The environment for sell side research is distinctly negative. Comments I hear when networking for work: "This is a business in secular decline." ... "Can't sustain the number of analysts with penny per share commissions" ... "the traditional model is broken" ... "all the smart people have moved to the buyside" ... "the sooner this moves to a subscription model the better" ... "regulations have killed the business" ... "correlation has killed the business" ... "high frequency trading has killed the business".
The contrarian in me says this must be best time to go into sell side research, but that's an irrational knee jerk response; the traditional business model, where information is indirectly paid for with trading commissions and banking revenues, has been broken for a long time. Whether or not the sell side requires two high-fixed cost businesses - banking and trading desks - to drive compensation ought to be reconsidered.

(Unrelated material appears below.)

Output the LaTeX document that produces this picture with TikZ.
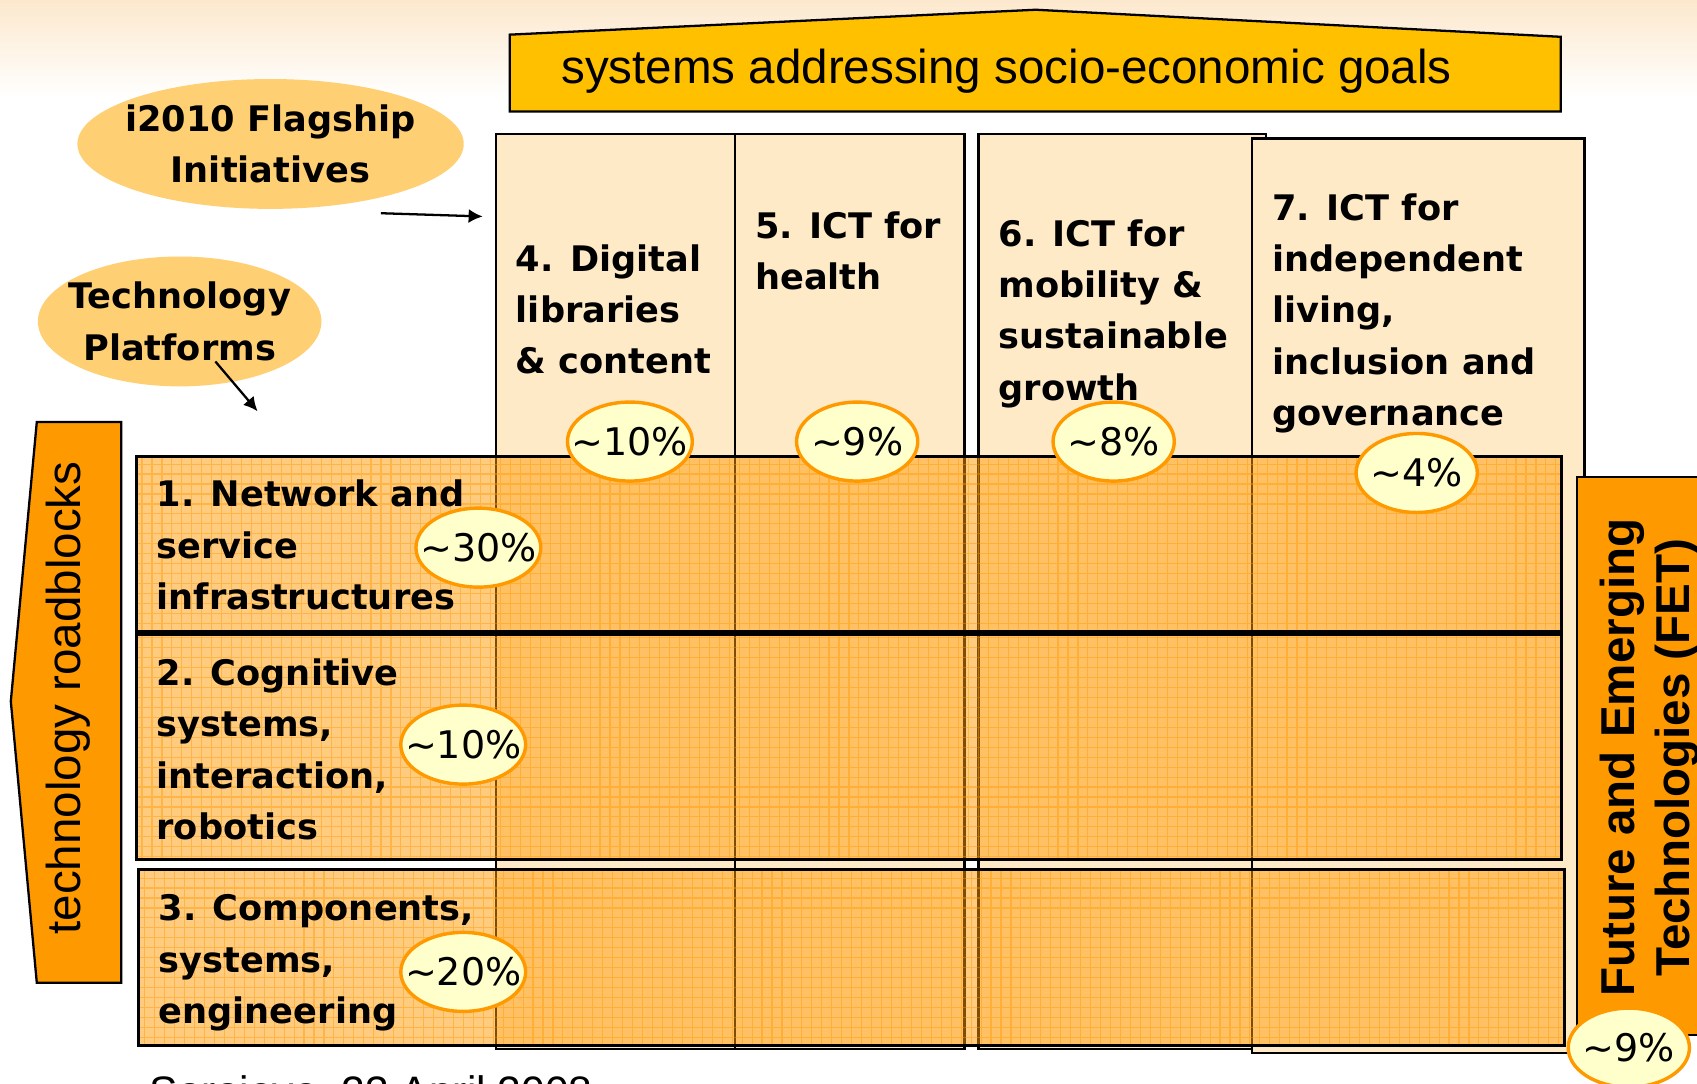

Three reasons why there is still value in good sell side research and why it could stand on its own as a subscription model:
1) Incremental information is still valued. It's harder to find - the analyst can't just ask management for it - but that just makes it more valuable. You have to walk around asking for it, everywhere.
2) It's expensive to find incremental information, but it scales well. The buyside, particularly smaller shops, can't afford to do the work. Travel and conferences are expensive. Cultivating sources is time consuming. Tracking projects and performance is tedious. The ability of a good sell side analyst covering one industry as the eyes and ears on the ground, feeling the pulse of an industry, and offering tidbits and perspective, can't be replicated by a buyside analyst covering 10 industries.
3) Sell side could do a better job turning regulations into a marketing point. While a client faces regulatory risk using expert networks, that risk declines using regulated sell side research. When it rains, it rains on everybody so why not sell an umbrella?
Unfortunately, organizations tend to be inherently slow to evolve and risk averse. It is unusual - in fact quite amazing - when institutions, corporations or sports teams, outperform their peers on the basis of good decisions over extended periods. Dynasties are rare. When it happens, its because they evolve, something the traditional sell side model has resisted for far too long.